Gamble Sands

No. 2 at Gamble Sands

Brewster, Washington. Par 4, 340 yards

Gamble Sands sits hard against the mighty Columbia River, on a bluff 300 feet above it made entirely of pure sand. From the bluff you can see the North Cascade Mountains and a huge bend in the Columbia, with the Okanogan River coming in from your right. It’s the most amazing vista, and on top of it I got to build this simple, beautiful, hopefully elegant golf course that ranges across hundreds of acres.

There’s not a tree in sight on the course. It’s covered in fescue and little scrubby bushes. If you go on the attack, the golf course can raise up its claws and bite you. If you don’t—if you just want to get around—the fairways are wide and the greens are soft and huge. Often, I hear people say, “I shot my best round ever there the first time.” Then the second time they get greedy. That’s when her teeth come out. 

The second hole was originally meant to be a par 3. You would come off the first green to the right and play down to a modest 175-yard par 3. As we started to figure out the details, Casey Krahenbuhl, who was my colleague on that project, said, “Hey, this would make a way cooler drivable par 4.” Hell if he wasn’t right. That opened the floodgates: Once we built that drivable par 4 and loved it so much, we built two more on holes 8 and 12. Gamble Sands has seven potentially one-shot holes: four par 3s, and three short par 4s.

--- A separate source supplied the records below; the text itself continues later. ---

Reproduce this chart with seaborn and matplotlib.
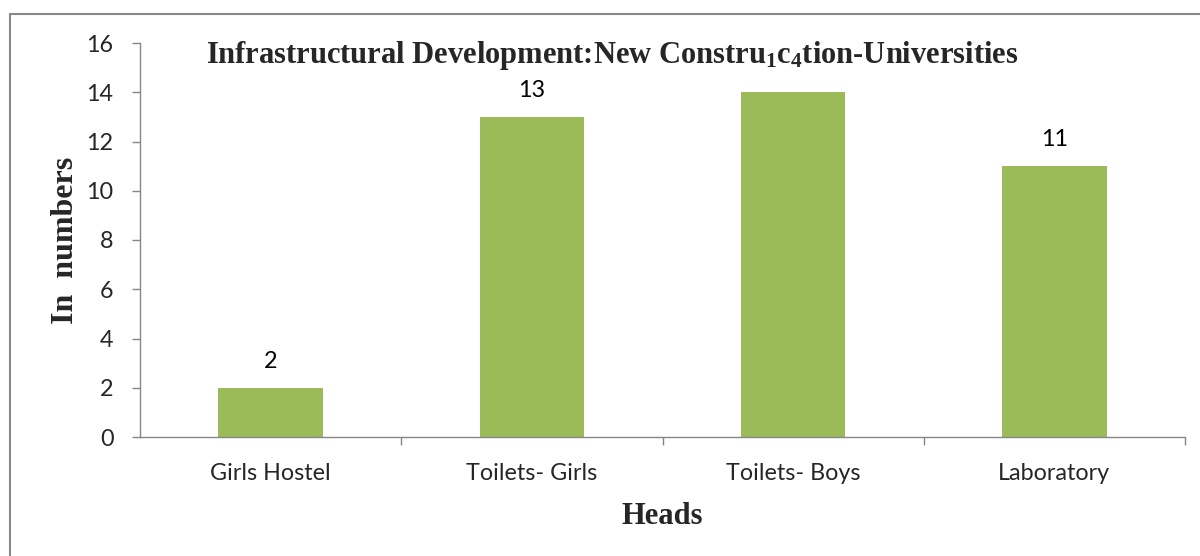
import matplotlib
matplotlib.use("Agg")
import matplotlib.pyplot as plt
import seaborn as sns
import pandas as pd
from matplotlib.patches import Rectangle

categories = ["Girls Hostel", "Toilets- Girls", "Toilets- Boys", "Laboratory"]
values = [2, 13, 14, 11]
shown_labels = ["2", "13", "", "11"]
y_ticks = [0, 2, 4, 6, 8, 10, 12, 14, 16]

sns.set_theme(style="white")
plt.rcParams['font.family'] = ['Lato', 'DejaVu Sans']
plt.rcParams['mathtext.fontset'] = 'custom'
plt.rcParams['mathtext.rm'] = 'Liberation Serif:bold'
plt.rcParams['mathtext.bf'] = 'Liberation Serif:bold'
plt.rcParams['mathtext.it'] = 'Liberation Serif:bold'

df = pd.DataFrame({"Heads": categories, "Value": values})

fig = plt.figure(figsize=(12, 5.56), dpi=100)
ax = fig.add_axes([140/1200, 1-437/556, (1185-140)/1200, (437-43)/556])

sns.barplot(data=df, x="Heads", y="Value", color="#9BBB59", width=0.4,
            saturation=1, ax=ax, edgecolor="none")

fs = 16.8
ax.set_ylim(0, 16)
ax.set_xlim(-0.5, 3.5)
ax.set_yticks(y_ticks)
ax.set_yticklabels([str(t) for t in y_ticks], fontsize=fs)
ax.set_xticks(range(len(categories)))
ax.set_xticklabels(categories, fontsize=fs)
ax.set_xticks([0.5, 1.5, 2.5, 3.5], minor=True)
ax.tick_params(axis='x', which='major', length=0, pad=19)
ax.tick_params(axis='x', which='minor', length=6, color="#868686", width=1, direction='out')
ax.tick_params(axis='y', which='major', length=6, color="#868686", width=1, direction='out', pad=13)
ax.yaxis.set_ticks_position('left')
ax.xaxis.set_ticks_position('bottom')

for s in ['top', 'right']:
    ax.spines[s].set_visible(False)
for s in ['left', 'bottom']:
    ax.spines[s].set_color("#868686")
    ax.spines[s].set_linewidth(1)

for i, (v, lab) in enumerate(zip(values, shown_labels)):
    if lab:
        ax.annotate(lab, (i, v), xytext=(0, 19), textcoords='offset points',
                    ha='center', va='center', fontsize=fs, color='black')

ax.set_xlabel("Heads", fontsize=22, fontweight='bold', family='Liberation Serif', labelpad=13)
ax.set_ylabel("In  numbers", fontsize=23, fontweight='bold', family='Liberation Serif', labelpad=5)

fig.text(612/1200, 1-55/556, r"Infrastructural Development:New Constru$_{1}$c$_{4}$tion-Universities",
         ha='center', va='center', fontsize=22, fontweight='bold', family='Liberation Serif')

fig.patches.append(Rectangle((10/1200, -0.1), 1.2, 1.1 - 14/556, transform=fig.transFigure,
                             fill=False, edgecolor="#888888", linewidth=1.5))

fig.savefig("out.png", dpi=100)
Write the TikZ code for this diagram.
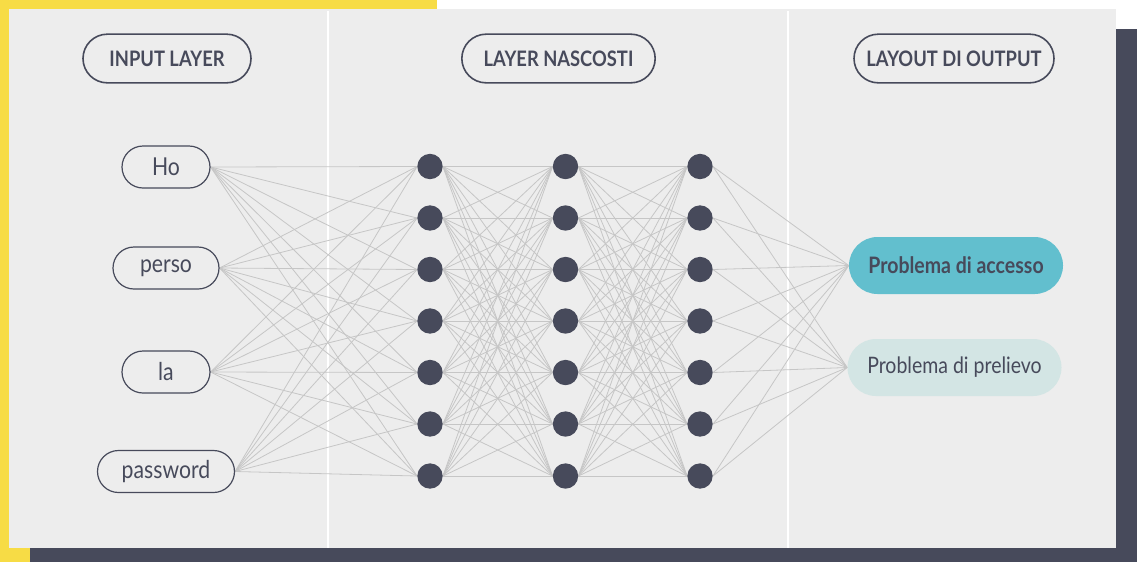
\documentclass[tikz,border=0pt]{standalone}
\usepackage{fontspec}
\setmainfont{Lato}[FakeStretch=0.86]
\usetikzlibrary{shapes.misc}
\definecolor{yel}{HTML}{F7DC45}
\definecolor{dk}{HTML}{474A5B}
\definecolor{panel}{HTML}{EDEDED}
\definecolor{teal}{HTML}{62BFCE}
\definecolor{pale}{HTML}{D3E5E4}
\definecolor{edgec}{HTML}{C6C6C6}
\pgfdeclarelayer{bg}
\pgfdeclarelayer{edges}
\pgfsetlayers{bg,edges,main}
\tikzset{
  hdr/.style={rounded rectangle, draw=dk, line width=1.2pt, fill=panel, text=dk,
    font=\fontsize{16}{18}\selectfont\bfseries, minimum height=36.5pt, inner sep=0pt},
  inp/.style={rounded rectangle, draw=dk, line width=0.9pt, fill=panel, text=dk,
    font=\fontsize{18.5}{20}\selectfont, minimum height=31.5pt, inner sep=0pt},
  neuron/.style={circle, fill=dk, minimum size=19pt, inner sep=0pt},
  outbox/.style={rounded rectangle, text=dk, minimum height=42.75pt, minimum width=160.5pt, inner sep=0pt},
  edge/.style={draw=edgec, line width=0.6pt}
}
\begin{document}
\begin{tikzpicture}[x=0.75pt,y=-0.75pt]
\useasboundingbox (0,0) rectangle (1137,562);
\begin{pgfonlayer}{bg}
\fill[white] (0,0) rectangle (1137,562);
\fill[yel] (0,0) rectangle (437,562);
\fill[dk] (30,29) rectangle (1137,562);
\fill[panel] (9,9) rectangle (1116,548);
\draw[white, line width=1.5pt] (328,11) -- (328,548);
\draw[white, line width=1.5pt] (788,11) -- (788,548);
\end{pgfonlayer}
% headers
\node[hdr, minimum width=126pt] (h1) at (167,58.5) {INPUT LAYER};
\node[hdr, minimum width=145pt] (h2) at (558.5,58.5) {LAYER NASCOSTI};
\node[hdr, minimum width=150pt] (h3) at (954,58.5) {LAYOUT DI OUTPUT};
% inputs
\node[inp, minimum width=66pt] (i1) at (166,167) {Ho};
\node[inp, minimum width=79.5pt] (i2) at (166,268) {perso};
\node[inp, minimum width=66pt] (i3) at (166,372) {la};
\node[inp, minimum width=102.75pt] (i4) at (166,471.5) {password};
% hidden
\foreach \c/\x in {1/430,2/565.5,3/700}{
  \foreach \r/\y in {1/166.5,2/218,3/269.5,4/321,5/372.5,6/424,7/476}{
    \node[neuron] (n\c\r) at (\x,\y) {};
  }
}
% outputs
\node[outbox, fill=teal, font=\fontsize{17}{19}\selectfont\bfseries] (o1) at (956,265.5) {Problema di accesso};
\node[outbox, fill=pale, font=\fontsize{17}{19}\selectfont] (o2) at (954.5,367.5) {Problema di prelievo};
% edges
\begin{pgfonlayer}{edges}
\foreach \i in {1,...,4}{\foreach \r in {1,...,7}{\draw[edge] (i\i.east) -- (n1\r.west);}}
\foreach \a in {1,...,7}{\foreach \b in {1,...,7}{
  \draw[edge] (n1\a.east) -- (n2\b.west);
  \draw[edge] (n2\a.east) -- (n3\b.west);}}
\foreach \a in {1,...,7}{\foreach \o in {1,2}{\draw[edge] (n3\a.east) -- (o\o.west);}}
\end{pgfonlayer}
\end{tikzpicture}
\end{document}
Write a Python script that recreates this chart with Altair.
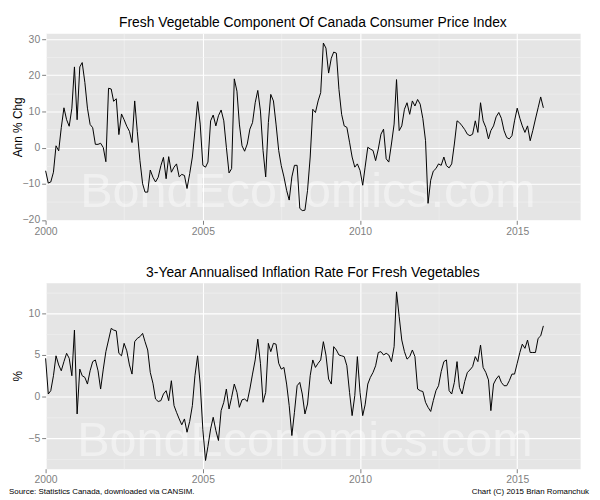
import pandas as pd
import altair as alt

# Monthly readings, Jan 2000 - Nov 2015
cpi_chg = [
    -6.4, -9.8, -9.5, -6.8, 0.5, -0.9, 5.5, 11, 7.7, 5.9, 10.9, 22.3,
    7.7, 22.3, 23.5, 18, 10.9, 6.4, 5.5, 0.9, 0.9, 1.2, 0, -3.9,
    16.4, 16.2, 12.8, 13.5, 3.6, 9.3, 7.7, 5.9, 4.5, 1.4, 12.9, 4.5,
    -3.6, -10, -12.3, -12.3, -6.2, -8.2, -9.5, -8.2, -5, -2.7, -8.6, -2.5,
    -6.8, -5.4, -4.5, -8.1, -7.4, -7.7, -11.3, -7.2, -2.6, 4.7, 12.7, 6.5,
    -4.9, -5.4, -4, 7.4, 9, 6, 8.8, 10.4, 7.4, 0.1, -7, -5.8,
    19, 15.6, 6.5, 0.5, -1, 1, 5.1, 6.9, 12.4, 15.8, 10.1, -0.8,
    -8.1, 6.9, 14.7, 12.9, 6.5, -0.8, -5, -8.1, -11.8, -14.5, -8.1, -4.9,
    -4.9, -16.8, -17.4, -17.3, -11.8, -2.6, 10.6, 9.7, 12.9, 15.2, 28.9, 27.5,
    20.6, 24.7, 26.4, 26.1, 16.1, 9.2, 6, 5.6, 1.5, -2.6, -5.4, -4.5,
    -6.3, -10.4, -5.4, 0.1, -0.4, -0.8, -3.6, -0.4, 3.7, 5.1, -3.1, -4,
    1, 6.5, 18.8, 4.7, 6, 10.6, 12.4, 9.2, 12.9, 11.5, 13.3, 12,
    8, 1.9, -15.4, -9, -6.5, -5.8, -4.5, -4.9, -2.6, -5, -5.6, -4.5,
    1, 7.4, 6.9, 6, 5, 3.7, 3.3, 3.7, 7.4, 4.2, 12.4, 7.4,
    5.6, 2.4, 4.7, 6, 8.5, 9.7, 8.1, 4.7, 2.8, 2.4, 3.3, 7.4,
    10.9, 8.1, 6, 4.2, 6, 1.9, 4.7, 7.9, 11, 14, 11,
]

ann_3y = [
    4.6, 0.3, 0.7, 2.5, 4.9, 3.8, 3.1, 4.2, 5.2, 4.6, 2.5, 8,
    -2.1, 3.3, 2.5, 2.3, 1.5, 3.1, 4.2, 4.4, 3.1, 0.9, 3.3, 5.4,
    6.8, 8.2, 8, 7.9, 5.2, 4.9, 6.4, 5.5, 3.8, 2.7, 6.6, 7,
    7.2, 7.6, 6.6, 5.6, 2.9, 1.6, -0.3, -0.6, -0.5, 0.3, 0.7, -0.5,
    1.9, -1.1, -1.9, -2.7, -3.4, -2.7, -4.3, -3, -1.1, 2.5, 4.9, 1.5,
    -4, -7.7, -6, -3.9, -2.5, -4.1, -5.3, -1.7, -0.7, 0.9, -1.5, -0.1,
    1.5, 0.5, -1.3, -0.4, -0.3, -0.6, 0.9, 2.7, 4.4, 6.9, 4, -0.7,
    0.5, 6.4, 5.4, 6.4, 6.3, 4, 3.3, 3.5, 1.5, -1.1, -4.7, -1.9,
    1.3, 1.7, 0.3, -2.1, -0.9, 2.5, 4.4, 3.5, 4, 4.4, 6.6, 5,
    2.1, 1.5, 6, 5.6, 5, 4.9, 4.8, 3.7, 0.5, -2.3, 0.1, 4.8,
    0.5, -2.3, -1, 1.5, 2.3, 2.9, 3.7, 5.3, 5.4, 5, 5.2, 5,
    4.2, 6, 12.6, 9.6, 6.8, 5.4, 4.5, 4.8, 5.6, 4.8, 0.9, 0.7,
    0.6, -0.7, -1.3, -1.8, -0.5, 0.7, 1.3, 3, 4.2, 4.4, 0.7, 0.3,
    1.7, 4.2, 1.1, 0.3, 1.8, 2.9, 3.2, 3.6, 4.8, 4.2, 6.2, 3.5,
    2.9, 2, -1.7, 1.5, 2.1, 2.5, 1.7, 1.3, 1.3, 1.9, 2.7, 2.7,
    4, 5.3, 6.3, 5.8, 6.8, 5.3, 5.3, 5.3, 7, 7.3, 8.5,
]

top_ticks = [-20, -15, -10, -5, 0, 5, 10, 15, 20, 25, 30]
bottom_ticks = [-7.5, -5, -2.5, 0, 2.5, 5, 7.5, 10, 12.5]
year_ticks = [alt.DateTime(year=2000, month=1, date=1),
              alt.DateTime(year=2002, month=7, date=1),
              alt.DateTime(year=2005, month=1, date=1),
              alt.DateTime(year=2007, month=7, date=1),
              alt.DateTime(year=2010, month=1, date=1),
              alt.DateTime(year=2012, month=7, date=1),
              alt.DateTime(year=2015, month=1, date=1)]

dates = pd.date_range("2000-01-01", periods=len(cpi_chg), freq="MS")
df = pd.DataFrame({"date": dates, "chg": cpi_chg, "ann": ann_3y})

FONT = "Liberation Sans"
W, H_TOP, H_BOT = 540, 189, 188


def x_enc():
    return alt.X("date:T", title=None,
                 scale=alt.Scale(domain=[alt.DateTime(year=2000, month=1, date=1),
                                         alt.DateTime(year=2017, month=1, date=1)]),
                 axis=alt.Axis(values=year_ticks, format="%Y", labelFlush=False,
                               labelExpr="month(datum.value) == 0 ? datum.label : ''",
                               gridColor={"condition": {"test": "month(datum.value) != 0", "value": "#f2f2f2"},
                                          "value": "#ffffff"},
                               gridWidth={"condition": {"test": "month(datum.value) != 0", "value": 0.6},
                                          "value": 1.1},
                               tickColor={"condition": {"test": "month(datum.value) != 0", "value": "transparent"},
                                          "value": "#7f7f7f"}))


def y_axis(ticks, major, title):
    test = f"datum.value % {major} != 0"
    return alt.Axis(values=ticks, title=title,
                    labelExpr=f"datum.value % {major} == 0 ? datum.label : ''",
                    gridColor={"condition": {"test": test, "value": "#f2f2f2"}, "value": "#ffffff"},
                    gridWidth={"condition": {"test": test, "value": 0.6}, "value": 1.1},
                    tickColor={"condition": {"test": test, "value": "transparent"}, "value": "#7f7f7f"},
                    titleAngle=-90, titleBaseline="middle", titleX=-28)


def watermark(px, py):
    return alt.Chart(pd.DataFrame({"t": ["BondEconomics.com"]})).mark_text(
        font=FONT, fontSize=49, color="#ffffff", opacity=0.45,
        align="center", baseline="alphabetic"
    ).encode(text="t:N", x=alt.value(px), y=alt.value(py))


top_line = alt.Chart(df).mark_line(color="black", strokeWidth=1).encode(
    x=x_enc(),
    y=alt.Y("chg:Q", scale=alt.Scale(domain=[-20.1, 31.6], nice=False, zero=False),
            axis=y_axis(top_ticks, 10, "Ann % Chg")),
)

top = alt.layer(watermark(265, 176), top_line).properties(
    width=W, height=H_TOP,
    title=alt.TitleParams("Fresh Vegetable Component Of Canada Consumer Price Index",
                          font=FONT, fontSize=14, fontWeight="normal", color="black",
                          anchor="middle", frame="group", offset=3),
)

bot_line = alt.Chart(df).mark_line(color="black", strokeWidth=1).encode(
    x=x_enc(),
    y=alt.Y("ann:Q", scale=alt.Scale(domain=[-8.7, 13.7], nice=False, zero=False),
            axis=y_axis(bottom_ticks, 5, "%")),
)

notes = pd.DataFrame({"t": ["Source: Statistics Canada, downloaded via CANSIM.",
                            "Chart (C) 2015 Brian Romanchuk"]})
src = alt.Chart(notes.iloc[[0]]).mark_text(
    font=FONT, fontSize=8, color="black", align="left", baseline="alphabetic"
).encode(text="t:N", x=alt.value(-37), y=alt.value(213))
cred = alt.Chart(notes.iloc[[1]]).mark_text(
    font=FONT, fontSize=8, color="black", align="right", baseline="alphabetic"
).encode(text="t:N", x=alt.value(549), y=alt.value(213))

bottom = alt.layer(watermark(262, 175), bot_line, src, cred).properties(
    width=W, height=H_BOT,
    title=alt.TitleParams("3-Year Annualised Inflation Rate For Fresh Vegetables",
                          font=FONT, fontSize=14, fontWeight="normal", color="black",
                          anchor="middle", frame="group", offset=3),
)

chart = alt.vconcat(top, bottom, spacing=28).properties(
    padding={"left": 0, "top": 5, "right": 2, "bottom": 0}
).configure_view(
    fill="#e5e5e5", stroke="transparent"
).configure_axis(
    domain=False, labelFont=FONT, labelFontSize=10.5, labelColor="#7f7f7f",
    tickSize=4, labelPadding=2, titleFont=FONT, titleFontSize=12,
    titleFontWeight="normal", titleColor="black",
)

chart.save("out.html", embed_options={"renderer": "svg", "actions": False})
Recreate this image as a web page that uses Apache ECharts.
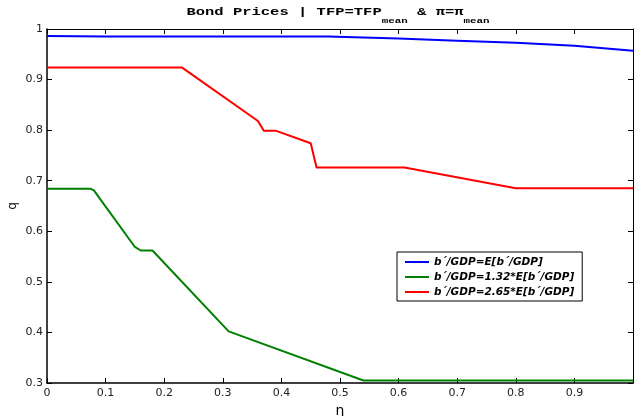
<!DOCTYPE html>
<html><head><meta charset="utf-8">
<script src="https://cdn.jsdelivr.net/npm/echarts@6/dist/echarts.min.js"></script>
<style>html,body{margin:0;padding:0;background:#fff}#c{width:634px;height:416px}</style>
</head><body><div id="c"></div>
<script>
var etaBlue = [0, 0.1, 0.48, 0.6, 0.7, 0.8, 0.85, 0.9, 1.0];
var qBlue   = [0.986, 0.985, 0.985, 0.981, 0.977, 0.973, 0.970, 0.967, 0.957];
var etaGreen = [0, 0.075, 0.08, 0.15, 0.16, 0.18, 0.31, 0.54, 1.0];
var qGreen   = [0.684, 0.684, 0.681, 0.569, 0.562, 0.562, 0.402, 0.305, 0.305];
var etaRed = [0, 0.23, 0.36, 0.37, 0.39, 0.45, 0.46, 0.61, 0.8, 1.0];
var qRed   = [0.924, 0.924, 0.818, 0.799, 0.799, 0.774, 0.726, 0.726, 0.685, 0.685];
var seriesNames = ["b\u00B4/GDP=E[b\u00B4/GDP]", "b\u00B4/GDP=1.32*E[b\u00B4/GDP]", "b\u00B4/GDP=2.65*E[b\u00B4/GDP]"];
var xTicks = [0, 0.1, 0.2, 0.3, 0.4, 0.5, 0.6, 0.7, 0.8, 0.9];
var yTicks = [0.3, 0.4, 0.5, 0.6, 0.7, 0.8, 0.9, 1];

function pairs(xs, ys){ return xs.map(function(x,i){ return [x, ys[i]]; }); }
var chart = echarts.init(document.getElementById('c'), null, {renderer:'canvas'});
var lblFont = {fontFamily:'DejaVu Sans', fontSize:11, color:'#222'};
var axisLineStyle = {color:'#000', width:1.5};
function fmtX(v){ return xTicks.some(function(t){return Math.abs(t-v)<1e-9;}) ? String(+v.toFixed(1)) : ''; }
function fmtY(v){ return yTicks.some(function(t){return Math.abs(t-v)<1e-9;}) ? String(+v.toFixed(1)) : ''; }
var option = {
  animation:false,
  backgroundColor:'#fff',
  graphic:[{
    type:'text', x:338, y:7, scaleX:1.55, scaleY:1,
    style:{
      text:'{a|Bond Prices | TFP=TFP}{s|mean}{a| & \u03C0=\u03C0}{s|mean}',
      align:'center', verticalAlign:'top',
      rich:{
        a:{fontFamily:'Liberation Mono', fontWeight:'bold', fontSize:10, fill:'#000', lineHeight:12, verticalAlign:'top'},
        s:{fontFamily:'Liberation Mono', fontWeight:'bold', fontSize:7, fill:'#000', lineHeight:10, padding:[11,0,0,0], verticalAlign:'top'}
      }
    }
  }],
  legend:{
    orient:'vertical', left:397, top:252,
    backgroundColor:'#fff', borderColor:'#000', borderWidth:1,
    padding:[4,8,3,8], itemGap:3,
    itemWidth:24, itemHeight:2, icon:'rect',
    textStyle:{fontFamily:'DejaVu Sans', fontSize:10.5, lineHeight:12, fontWeight:'bold', fontStyle:'italic', color:'#000'},
    data:seriesNames
  },
  grid:{left:47, right:1, top:29, bottom:33, containLabel:false, outerBoundsMode:'none'},
  xAxis:[{
    type:'value', min:0, max:1, interval:0.1,
    name:'\u03B7', nameLocation:'middle', nameGap:16,
    nameTextStyle:{fontFamily:'DejaVu Sans', fontSize:14, color:'#000'},
    axisLine:{show:true, onZero:false, lineStyle:axisLineStyle},
    axisTick:{show:true, inside:true, length:5, lineStyle:{color:'#000'}},
    axisLabel:Object.assign({formatter:fmtX, margin:5}, lblFont),
    splitLine:{show:false}
  },{
    type:'value', min:0, max:1, interval:0.1, position:'top',
    axisLine:{show:true, onZero:false, lineStyle:{color:'#000', width:1}},
    axisTick:{show:true, inside:true, length:5, lineStyle:{color:'#000'}},
    axisLabel:{show:false}, splitLine:{show:false}
  }],
  yAxis:[{
    type:'value', min:0.3, max:1, interval:0.1,
    name:'q', nameLocation:'middle', nameGap:28, nameRotate:90, nameMoveOverlap:false,
    nameTextStyle:{fontFamily:'DejaVu Sans', fontSize:12, color:'#000'},
    axisLine:{show:true, onZero:false, lineStyle:axisLineStyle},
    axisTick:{show:true, inside:true, length:5, lineStyle:{color:'#000'}},
    axisLabel:Object.assign({formatter:fmtY, margin:4}, lblFont),
    splitLine:{show:false}
  },{
    type:'value', min:0.3, max:1, interval:0.1, position:'right',
    axisLine:{show:true, onZero:false, lineStyle:{color:'#000', width:1}},
    axisTick:{show:true, inside:true, length:5, lineStyle:{color:'#000'}},
    axisLabel:{show:false}, splitLine:{show:false}
  }],
  series:[
    {name:seriesNames[0], type:'line', data:pairs(etaBlue,qBlue), showSymbol:false, symbol:'none', color:'#0000ff', lineStyle:{width:2, color:'#0000ff'}},
    {name:seriesNames[1], type:'line', data:pairs(etaGreen,qGreen), showSymbol:false, symbol:'none', color:'#008000', lineStyle:{width:2, color:'#008000'}},
    {name:seriesNames[2], type:'line', data:pairs(etaRed,qRed), showSymbol:false, symbol:'none', color:'#ff0000', lineStyle:{width:2, color:'#ff0000'}}
  ]
};
chart.setOption(option);
</script></body></html>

No. 2 starts from an elevated tee location, staring down at probably the best view on the golf course. The hole from the tips is only 310 yards. From the regular tee, it’s maybe 290. You can hit a driver to pin high right of the green, and the contours are going to kick you onto a kidney bean-shaped green where the golf ball gets sucked down into the middle of the putting surface. Right away, No. 2 teaches players that the ball is going to bounce at Gamble Sands. If you can cover that center bunker with a 3-wood or a driver, it is going to kick to the left toward that green and you’re going to have an eagle pop. I haven’t heard of any aces yet, but it’s definitely in the cards. 

If you want to lay up, there’s a bunker right in the middle of the fairway, because I hate when people just laying up. I want to force you to think about it. If you really want to lay up, you have a few ways to do it. You can hit an 8-iron and then a 9-iron or wedge into the green. Or you can try to hit a rescue club over that center bunker, and then you can play a little gap wedge bump-and-run. Better yet, a little chip shot with a 7-iron (that would be my play). Hell, you could even putt it. 

No. 2 sets the stage for a golf course that wants you to be aggressive. I don’t want people to be playing defensive golf. I don’t want you saying, “It’s not worth the risk.” I want to green light you. The punishment for error is not going to be fatal. I want you to be bold, to swing through the ball, get your weight through, and really drive it home. No. 2 sets that stage. It tells you right away: Don’t lay up, pull your driver, bomb it. Go for it.

It is definitely one of my most fun holes. I just wish it was No. 17 and not No. 2. That’s my only gripe.